### Records from a collection
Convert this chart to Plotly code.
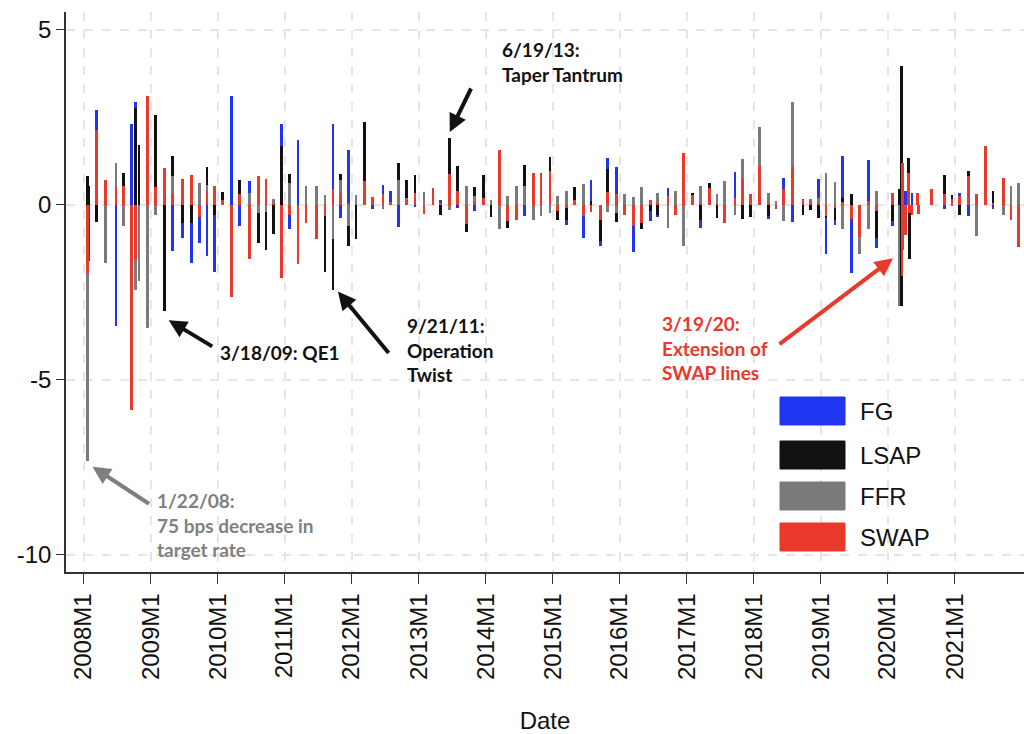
import plotly.graph_objects as go

# ---------------- data ----------------
dates = [
    "2008-01-22", "2008-01-30", "2008-03-11", "2008-04-30", "2008-06-25", "2008-08-05",
    "2008-09-16", "2008-10-08", "2008-10-29", "2008-12-16",
    "2009-01-28", "2009-03-18", "2009-04-29", "2009-06-24", "2009-08-12", "2009-09-23",
    "2009-11-04", "2009-12-16",
    "2010-01-27", "2010-03-16", "2010-04-28", "2010-06-23", "2010-08-10", "2010-09-21",
    "2010-11-03", "2010-12-14",
    "2011-01-26", "2011-03-15", "2011-04-27", "2011-06-22", "2011-08-09", "2011-09-21",
    "2011-11-02", "2011-12-13",
    "2012-01-25", "2012-03-13", "2012-04-25", "2012-06-20", "2012-08-01", "2012-09-13",
    "2012-10-24", "2012-12-12",
    "2013-01-30", "2013-03-20", "2013-05-01", "2013-06-19", "2013-07-31", "2013-09-18",
    "2013-10-30", "2013-12-18",
    "2014-01-29", "2014-03-19", "2014-04-30", "2014-06-18", "2014-07-30", "2014-09-17",
    "2014-10-29", "2014-12-17",
    "2015-01-28", "2015-03-18", "2015-04-29", "2015-06-17", "2015-07-29", "2015-09-17",
    "2015-10-28", "2015-12-16",
    "2016-01-27", "2016-03-16", "2016-04-27", "2016-06-15", "2016-07-27", "2016-09-21",
    "2016-11-02", "2016-12-14",
    "2017-02-01", "2017-03-15", "2017-05-03", "2017-06-14", "2017-07-26", "2017-09-20",
    "2017-11-01", "2017-12-13",
    "2018-01-31", "2018-03-21", "2018-05-02", "2018-06-13", "2018-08-01", "2018-09-26",
    "2018-11-08", "2018-12-19",
    "2019-01-30", "2019-03-20", "2019-05-01", "2019-06-19", "2019-07-31", "2019-09-18",
    "2019-10-30",
    "2020-01-29", "2020-03-03", "2020-03-15", "2020-03-17", "2020-03-19", "2020-03-20",
    "2020-03-23", "2020-04-09", "2020-04-23", "2020-04-29", "2020-05-13", "2020-06-10",
    "2020-06-15", "2020-08-27", "2020-11-05", "2020-12-16",
    "2021-01-27", "2021-03-17", "2021-04-28", "2021-06-16", "2021-07-28", "2021-09-22",
    "2021-11-03", "2021-12-15",
]

fg = [
    0, -1.62, 2.70, 0, -3.48, 0,
    2.29, 2.92, 0, 0,
    0, 0, -1.33, -0.95, -1.67, -1.10,
    -1.48, -1.93,
    0, 3.10, -0.60, 0.67, 0, 0,
    0, 2.29,
    -0.70, 1.83, 0, 0, 0, 2.31,
    -0.38, 1.57,
    0, 0.05, -0.12, 0.57, 0.38, -0.64,
    0, -0.08,
    0, 0, 0.14, 0, -0.11, 0,
    -0.19, 0,
    0, 0, 0, -0.30, -0.33, 0,
    0, 0,
    0, -0.59, 0, -0.95, 0.70, -1.19,
    1.33, 1.08,
    0, -1.36, 0, -0.48, -0.36, 0.48,
    0, 0,
    0, -0.67, 0, 0, 0, 0.92,
    0, 0,
    0, -0.41, 0, 0.76, -0.50, 0.17,
    0, 0.74,
    -1.40, -0.59, 1.40, -1.97, 0, 1.27,
    -1.24,
    -0.62, 0, 0, 0, 0, 0,
    0, 0.38, 0, 0, 0.33, 0,
    0, 0, -0.14, 0,
    0.33, -0.33, 0, 0, -0.12, 0,
    -0.45, 0,
]

lsap = [
    0.81, 0.54, -0.50, 0, 0, 0.90,
    0, 2.76, 1.71, 0,
    2.57, -3.05, 1.38, -0.54, -0.54, 0,
    1.08, -0.31,
    0.35, 0, 0.71, 0, -1.11, -1.29,
    -0.83, 1.67,
    0.86, 0, 0, 0, -1.93, -2.43,
    0.86, -1.19,
    -0.98, 2.35, 0, 0, 0, 1.19,
    0.71, 0.84,
    0, 0, -0.29, 1.90, 1.11, -0.78,
    0.50, 0.84,
    -0.35, 0, -0.67, 0, 1.14, 0,
    0, 1.35,
    -0.45, -0.45, 0.50, 0, 0.10, -1.05,
    1.02, -0.50,
    0, 0, -0.69, -0.19, -0.29, 0,
    0, 0,
    0.32, -0.43, 0.62, -0.38, 0, 0,
    -0.41, -0.35,
    0, -0.33, 0, 0, 0, -0.29,
    -0.16, -0.38,
    -0.38, -0.43, 0.19, 0.29, 0, 0,
    -0.95,
    -0.48, 0.43, 3.97, -2.90, 0, 0,
    0, 0, 1.33, -1.57, 0, 0.10,
    0, 0, 0.83, 0.26,
    -0.31, 0.95, 0, 0, 0.38, 0,
    0, 0,
]

ffr = [
    -7.32, 0, 0, -1.67, 1.19, -0.62,
    0, -2.43, -2.19, -3.52,
    -0.29, 0, 0.81, 0, 0, 0.62,
    0.57, 0,
    0, 0, 0, 0.33, -0.24, -0.20,
    0.17, 0,
    0.62, 0, 0.52, 0.54, 0.26, -0.98,
    0.70, -0.62,
    0.26, 0, 0, -0.14, 0, 0.71,
    0.20, 0,
    0.35, 0, 0, -0.17, 0, 0.52,
    0.24, 0,
    0.12, -0.71, 0.24, 0.54, 0.52, -0.45,
    -0.33, -0.24,
    0.24, 0.40, 0, 0.59, 0, 0,
    -0.22, -0.24,
    0.30, 0.22, 0.50, 0, 0.33, -0.67,
    0.40, -1.19,
    0, 0.52, 0, 0.29, 0.67, -0.31,
    1.29, 0,
    2.21, 0.33, 0.10, -0.48, 2.92, 0,
    0.16, 0.19,
    0.89, 0.64, -0.71, 0, -1.40, -0.70,
    0.38,
    0, -2.90, 0, 0, 0, 0,
    0, 0, 0, 0, 0, 0,
    0, 0.20, 0, -0.05,
    0, 0, -0.89, 0, 0, -0.29,
    0.54, 0.62,
]

swap = [
    -1.95, 0, 2.14, 0.69, 0.50, 0.52,
    -5.86, -1.57, 0, 3.11,
    0.50, 1.05, 0.29, 0.73, 0.83, -0.35,
    0.38, 0.54,
    0.12, -2.64, 0.29, -1.57, 0.81, 0.73,
    0.05, -2.10,
    -0.29, -1.70, -0.52, -0.98, -0.33, 0.45,
    0.33, 0.03,
    0, 0.67, 0.22, 0.31, 0.07, 0,
    0.14, 0.33,
    -0.27, 0.47, 0.05, 0.88, 0.38, -0.57,
    0.10, 0.19,
    0, 1.55, -0.48, -0.43, 0, 0.89,
    0.90, 0.95,
    -0.19, -0.10, 0.14, -0.33, -0.22, -0.43,
    0.35, 0.29,
    -0.31, -0.62, -0.54, 0.14, 0.04, 0.24,
    -0.29, 1.46,
    0.28, 0.04, 0.48, 0.04, -0.54, 0.19,
    0.73, 0.29,
    1.11, 0.04, -0.12, 0.43, 1.10, 0.12,
    0.08, 0.04,
    -0.33, -0.10, 0.07, -0.41, -0.92, 0.10,
    -0.19,
    0.33, 0, 0, 0, -2.05, 1.19,
    -1.29, -0.86, 0.90, -0.24, -0.29, 0.33,
    -0.26, 0.45, 0.29, 0.16,
    0.24, 0.81, 0.29, 1.67, 0.05, 0.76,
    -0.43, -1.21,
]

series_names = ["FG", "LSAP", "FFR", "SWAP"]
series_vals = [fg, lsap, ffr, swap]
colors = ["#1f35f2", "#111111", "#7a7a7a", "#e8392b"]

year_ticks = [f"{y}-01-01" for y in range(2008, 2022)]
year_labels = [f"{y}M1" for y in range(2008, 2022)]

# ---------------- figure ----------------
W, H = 1024, 734
ML, MR, MT, MB = 66, 0, 12, 162
PW, PH = W - ML - MR, H - MT - MB

def px(x):
    return (x - ML) / PW

def py(y):
    return (H - MB - y) / PH

bar_w = 15 * 86400000

fig = go.Figure()
for name, vals, col in zip(series_names, series_vals, colors):
    fig.add_trace(go.Bar(
        x=dates, y=vals, name=name, width=bar_w,
        marker=dict(color=col, line=dict(width=0)),
        showlegend=False,
    ))

grid = dict(showgrid=True, gridcolor="#e6e6e6", gridwidth=2, griddash="dash")
font_ax = "Liberation Sans, Arial, sans-serif"

fig.update_layout(
    width=W, height=H,
    margin=dict(l=ML, r=MR, t=MT, b=MB, autoexpand=False),
    paper_bgcolor="white", plot_bgcolor="white",
    barmode="overlay",
    bargap=0,
    xaxis=dict(
        type="date", range=["2007-09-27", "2022-01-13"],
        tickvals=year_ticks, ticktext=year_labels, tickangle=-90,
        tickfont=dict(family=font_ax, size=24, color="#111111"),
        ticks="outside", ticklen=10, tickcolor="#333333",
        showline=True, linecolor="#333333", linewidth=1.5,
        zeroline=False, automargin=False,
        title=dict(text="Date", font=dict(family=font_ax, size=24, color="#111111"), standoff=40),
        **grid,
    ),
    yaxis=dict(
        range=[-10.5, 5.5],
        tickvals=[5, 0, -5, -10], ticktext=["5", "0", "-5", "-10"],
        tickfont=dict(family=font_ax, size=24, color="#111111"),
        ticks="outside", ticklen=8, tickcolor="#333333",
        showline=True, linecolor="#333333", linewidth=1.5,
        zeroline=False, automargin=False,
        **grid,
    ),
)

# ---------------- legend (drawn as swatches) ----------------
leg_rows = [411, 455, 496, 537]
for name, col, yc in zip(series_names, colors, leg_rows):
    fig.add_shape(type="rect", xref="paper", yref="paper",
                  x0=px(780), x1=px(845), y0=py(yc + 14), y1=py(yc - 14),
                  fillcolor=col, line=dict(color=col, width=1), layer="above")
    fig.add_annotation(xref="paper", yref="paper", x=px(858), y=py(yc),
                       text=name, showarrow=False, xanchor="left", yanchor="middle",
                       font=dict(family=font_ax, size=24, color="#111111"))

# ---------------- event annotations ----------------
afont = "Lato, Open Sans, sans-serif"

def idx(d):
    return dates.index(d)

arrows = [
    # (date, value, xshift, yshift, ax, ay, color)
    ("2013-06-19", lsap[idx("2013-06-19")], 0, 6, 22, -45, "#111111"),
    ("2009-03-18", lsap[idx("2009-03-18")], 4, -9, 45, 27, "#111111"),
    ("2011-09-21", lsap[idx("2011-09-21")], 5, -2, 52, 63, "#111111"),
    ("2020-03-19", swap[idx("2020-03-19")], -9, 18, -115, 87, "#e8392b"),
    ("2008-01-22", ffr[idx("2008-01-22")], 5, -6, 58, 38, "#7f7f7f"),
]
for d, v, xs, ys, ax, ay, col in arrows:
    fig.add_annotation(x=d, y=v, xref="x", yref="y", text="", showarrow=True,
                       xshift=xs, yshift=ys, ax=ax, ay=ay,
                       arrowhead=2, arrowsize=0.9, arrowwidth=4, arrowcolor=col)

labels = [
    ("6/19/13:<br>Taper Tantrum", 500, 62, "#111111"),
    ("3/18/09: QE1", 218, 352, "#111111"),
    ("9/21/11:<br>Operation<br>Twist", 405, 350, "#111111"),
    ("3/19/20:<br>Extension of<br>SWAP lines", 660, 348, "#e8392b"),
    ("1/22/08:<br>75 bps decrease in<br>target rate", 155, 525, "#808080"),
]
for t, x, y, col in labels:
    fig.add_annotation(xref="paper", yref="paper", x=px(x), y=py(y), text=t,
                       showarrow=False, xanchor="left", yanchor="middle", align="left",
                       font=dict(family=afont, size=19, color=col, weight="bold"))

# remove the browser's default 8px body margin so the figure sits at the page origin
fig.write_html("out.html", config={"displayModeBar": False},
               post_script="document.body.style.margin='0px';")
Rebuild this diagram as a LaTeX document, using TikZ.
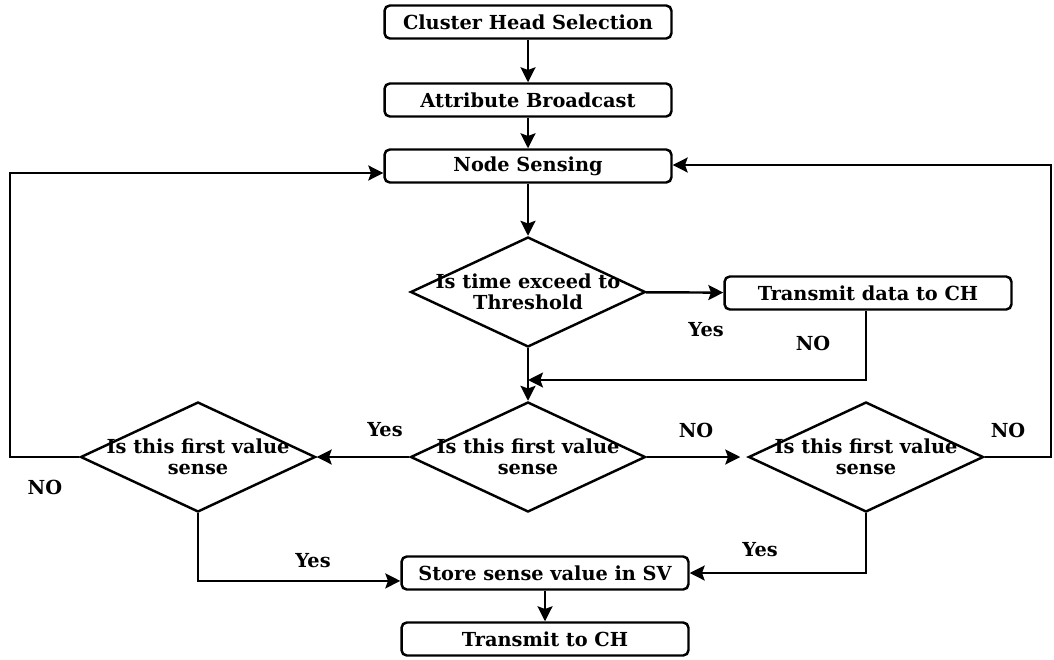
\documentclass[tikz,border=0pt]{standalone}
\usepackage{fontspec}
\setmainfont{DejaVu Serif}
\usetikzlibrary{shapes.geometric,arrows.meta}
\tikzstyle{every node}=[font=\bfseries\fontsize{11}{12}\selectfont]
\tikzstyle{process}=[draw=black,line width=1.4pt,rounded corners=3pt,minimum width=5.74cm,minimum height=0.66cm,inner sep=0pt]
\tikzstyle{decision}=[draw=black,line width=1.4pt,diamond,aspect=2.14,minimum width=4.7cm,minimum height=2.2cm,inner xsep=-0.55cm,inner ysep=0pt,align=center]
\tikzstyle{answer}=[inner sep=0pt]
\tikzstyle{flow}=[line width=1.4pt,-{Stealth[length=8.5pt,width=8.5pt,inset=1.5pt]}]

\begin{document}
\begin{tikzpicture}[x=0.02cm,y=-0.02cm]
	\useasboundingbox (0,0) rectangle (1054,659);

	\node [process] (chs) at (528,22) {Cluster Head Selection};
	\node [process] (ab) at (528,100) {Attribute Broadcast};
	\node [process] (ns) at (528,166) {Node Sensing};
	\node [decision] (thr) at (528,292) {Is time exceed to\\Threshold};
	\node [process] (tdc) at (868,293) {Transmit data to CH};
	\node [decision] (fvc) at (528,457) {Is this first value\\sense};
	\node [decision] (fvl) at (198,457) {Is this first value\\sense};
	\node [decision] (fvr) at (866,457) {Is this first value\\sense};
	\node [process] (ssv) at (545,573) {Store sense value in SV};
	\node [process] (tch) at (545,639) {Transmit to CH};

	\node [answer] (y1) at (706,330) {Yes};
	\node [answer] (n1) at (813,343) {NO};
	\node [answer] (y2) at (385,430) {Yes};
	\node [answer] (n2) at (696,430) {NO};
	\node [answer] (n3) at (1008,430) {NO};
	\node [answer] (n4) at (45,487) {NO};
	\node [answer] (y3) at (313,561) {Yes};
	\node [answer] (y4) at (760,550) {Yes};

	\coordinate (join) at (528,380);
	\coordinate (lbend) at (10,173);
	\coordinate (rbend) at (1051,165);

	\draw [flow] (chs) -- (ab);
	\draw [flow] (ab) -- (ns);
	\draw [flow] (ns) -- (thr);
	\draw [flow] (thr) -- (tdc);
	\draw [flow] (tdc.south -| 866,0) |- (join);
	\draw [flow] (thr) -- (fvc);
	\draw [flow] (fvc) -- (fvl);
	\draw [flow,shorten >=4pt] (fvc) -- (fvr);
	\draw [flow] (fvl.west) -| (lbend) -- (lbend -| ns.west);
	\draw [flow] (fvr.east) -| (rbend) -- (rbend -| ns.east);
	\draw [flow] (fvl.south) |- ([yshift=-4.5pt]ssv.west);
	\draw [flow] (fvr.south) |- (ssv.east);
	\draw [flow] (ssv) -- (tch);
\end{tikzpicture}
\end{document}
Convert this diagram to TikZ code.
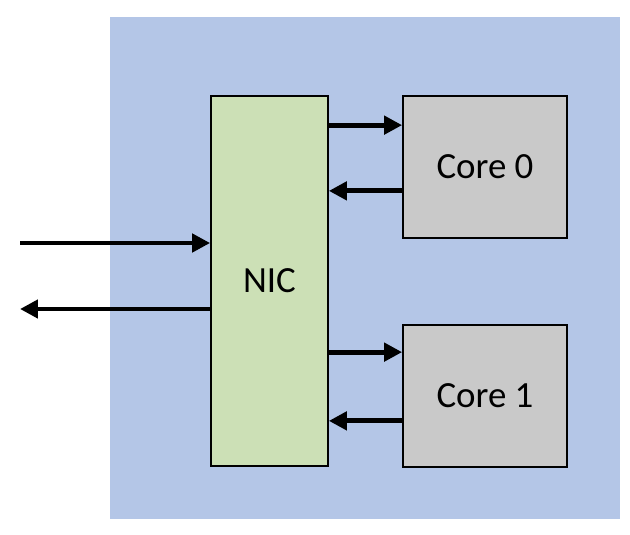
\documentclass[tikz,border=0pt]{standalone}
\usepackage{fontspec}
\setmainfont{Carlito}
\usepackage{tikz}
\usetikzlibrary{arrows.meta,positioning}

\definecolor{chipblue}{HTML}{B4C6E7}
\definecolor{nicgreen}{HTML}{CCE0B6}
\definecolor{coregray}{HTML}{C9C9C9}

\begin{document}
\begin{tikzpicture}[
  x=0.02cm, y=-0.02cm,
  every node/.style={font=\fontsize{21}{25}\selectfont},
  unit/.style={draw, line width=1pt, minimum width=2.34cm, minimum height=7.4cm, fill=nicgreen},
  core/.style={draw, line width=1pt, minimum width=3.28cm, minimum height=2.84cm, fill=coregray},
  arrow/.style={-{Triangle[length=0.36cm, width=0.36cm]}, line width=2.8pt}
]
\useasboundingbox (0,0) rectangle (630,535);
\fill[chipblue] (110,17) rectangle (620,519);

\node[unit] (nic) at (269.5,281) {NIC};
\node[core] (c0) at (485,167) {Core 0};
\node[core] (c1) at (485,396) {Core 1};

\coordinate (netin) at (20,243);
\coordinate (netout) at (20,309);
\coordinate (c0in) at ([yshift=-0.6cm]c0.north west);
\coordinate (c0out) at ([yshift=0.96cm]c0.south west);
\coordinate (c1in) at ([yshift=-0.56cm]c1.north west);
\coordinate (c1out) at ([yshift=0.94cm]c1.south west);

% network side
\draw[arrow] (netin) -- (netin -| nic.west);
\draw[arrow] (netout -| nic.west) -- (netout);

% NIC <-> cores
\draw[arrow] (nic.east |- c0in) -- (c0in);
\draw[arrow] (c0out) -- (nic.east |- c0out);
\draw[arrow] (nic.east |- c1in) -- (c1in);
\draw[arrow] (c1out) -- (nic.east |- c1out);
\end{tikzpicture}
\end{document}
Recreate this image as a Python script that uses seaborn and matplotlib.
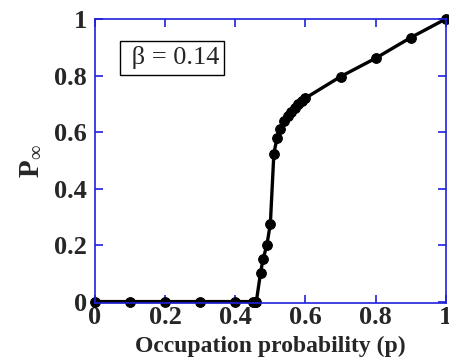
import matplotlib
matplotlib.use("Agg")
import matplotlib.pyplot as plt
import seaborn as sns
import pandas as pd

p_values = [0.0, 0.1, 0.2, 0.3, 0.4, 0.45, 0.455, 0.46, 0.472, 0.479, 0.49, 0.5,
            0.51, 0.519, 0.528, 0.54, 0.55, 0.56, 0.57, 0.58, 0.59, 0.6,
            0.7, 0.8, 0.9, 1.0]
P_inf = [0.0, 0.0, 0.0, 0.0, 0.0, 0.0, 0.0, 0.0, 0.102, 0.149, 0.2, 0.276,
         0.524, 0.579, 0.61, 0.64, 0.655, 0.67, 0.685, 0.70, 0.71, 0.72,
         0.796, 0.861, 0.934, 1.0]
x_ticks = [0, 0.2, 0.4, 0.6, 0.8, 1]
x_tick_labels = ["0", "0.2", "0.4", "0.6", "0.8", "1"]
y_ticks = [0, 0.2, 0.4, 0.6, 0.8, 1]
y_tick_labels = ["0", "0.2", "0.4", "0.6", "0.8", "1"]

sns.set_style("ticks")
plt.rcParams['font.family'] = ['Liberation Serif', 'DejaVu Serif']
plt.rcParams['mathtext.fontset'] = 'custom'
plt.rcParams['mathtext.rm'] = 'Liberation Serif'
plt.rcParams['mathtext.bf'] = 'Liberation Serif:bold'
plt.rcParams['mathtext.it'] = 'Liberation Serif:italic'

df = pd.DataFrame({"p": p_values, "P": P_inf})

fig = plt.figure(figsize=(4.49, 3.63), dpi=100)
ax = fig.add_axes([0.2116, 0.1653, 0.7811, 0.7824])

sns.lineplot(data=df, x="p", y="P", ax=ax, color="black", linewidth=2.4,
             marker="o", markersize=7, markeredgecolor="black", sort=False)
for line in ax.lines:
    line.set_clip_on(False)

ax.set_xlim(0, 1)
ax.set_ylim(-0.005, 1)
blue = "#2020dd"
for s in ax.spines.values():
    s.set_visible(True)
    s.set_color(blue)
    s.set_linewidth(1.2)
ax.set_xticks(x_ticks)
ax.set_xticklabels(x_tick_labels)
ax.set_yticks(y_ticks)
ax.set_yticklabels(y_tick_labels)
ax.tick_params(direction="in", length=6, width=1.2, color=blue,
               top=True, right=True, labelsize=19)
ax.tick_params(axis="y", pad=6)
ax.tick_params(axis="x", pad=2)
for lab in ax.get_xticklabels() + ax.get_yticklabels():
    lab.set_fontweight("bold")

ax.set_xlabel("Occupation probability (p)", fontsize=17, fontweight="bold", labelpad=5)
ax.set_ylabel(r"$\mathbf{P}_{\infty}$", fontsize=21, labelpad=7)

ax.text(0.085, 0.863, " β = 0.14", transform=ax.transAxes, fontsize=19,
        ha="left", va="center",
        bbox=dict(boxstyle="square,pad=0.2", facecolor="white", edgecolor="black", linewidth=1.0))

fig.savefig("out.png", dpi=100)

### WORK TO DO
Restate word for word the part that opens with the line containing "Convert this diagram to TikZ code." and closes with the line containing "import pandas as pd", both ends included, and nothing else. Omit any images.

### TASK RESPONSE
Convert this diagram to TikZ code.
\documentclass[tikz,border=0pt]{standalone}
\usepackage{fontspec}
\setmainfont{Carlito}
\usepackage{tikz}
\usetikzlibrary{arrows.meta,positioning}

\definecolor{chipblue}{HTML}{B4C6E7}
\definecolor{nicgreen}{HTML}{CCE0B6}
\definecolor{coregray}{HTML}{C9C9C9}

\begin{document}
\begin{tikzpicture}[
  x=0.02cm, y=-0.02cm,
  every node/.style={font=\fontsize{21}{25}\selectfont},
  unit/.style={draw, line width=1pt, minimum width=2.34cm, minimum height=7.4cm, fill=nicgreen},
  core/.style={draw, line width=1pt, minimum width=3.28cm, minimum height=2.84cm, fill=coregray},
  arrow/.style={-{Triangle[length=0.36cm, width=0.36cm]}, line width=2.8pt}
]
\useasboundingbox (0,0) rectangle (630,535);
\fill[chipblue] (110,17) rectangle (620,519);

\node[unit] (nic) at (269.5,281) {NIC};
\node[core] (c0) at (485,167) {Core 0};
\node[core] (c1) at (485,396) {Core 1};

\coordinate (netin) at (20,243);
\coordinate (netout) at (20,309);
\coordinate (c0in) at ([yshift=-0.6cm]c0.north west);
\coordinate (c0out) at ([yshift=0.96cm]c0.south west);
\coordinate (c1in) at ([yshift=-0.56cm]c1.north west);
\coordinate (c1out) at ([yshift=0.94cm]c1.south west);

% network side
\draw[arrow] (netin) -- (netin -| nic.west);
\draw[arrow] (netout -| nic.west) -- (netout);

% NIC <-> cores
\draw[arrow] (nic.east |- c0in) -- (c0in);
\draw[arrow] (c0out) -- (nic.east |- c0out);
\draw[arrow] (nic.east |- c1in) -- (c1in);
\draw[arrow] (c1out) -- (nic.east |- c1out);
\end{tikzpicture}
\end{document}
Recreate this image as a Python script that uses seaborn and matplotlib.
import matplotlib
matplotlib.use("Agg")
import matplotlib.pyplot as plt
import seaborn as sns
import pandas as pd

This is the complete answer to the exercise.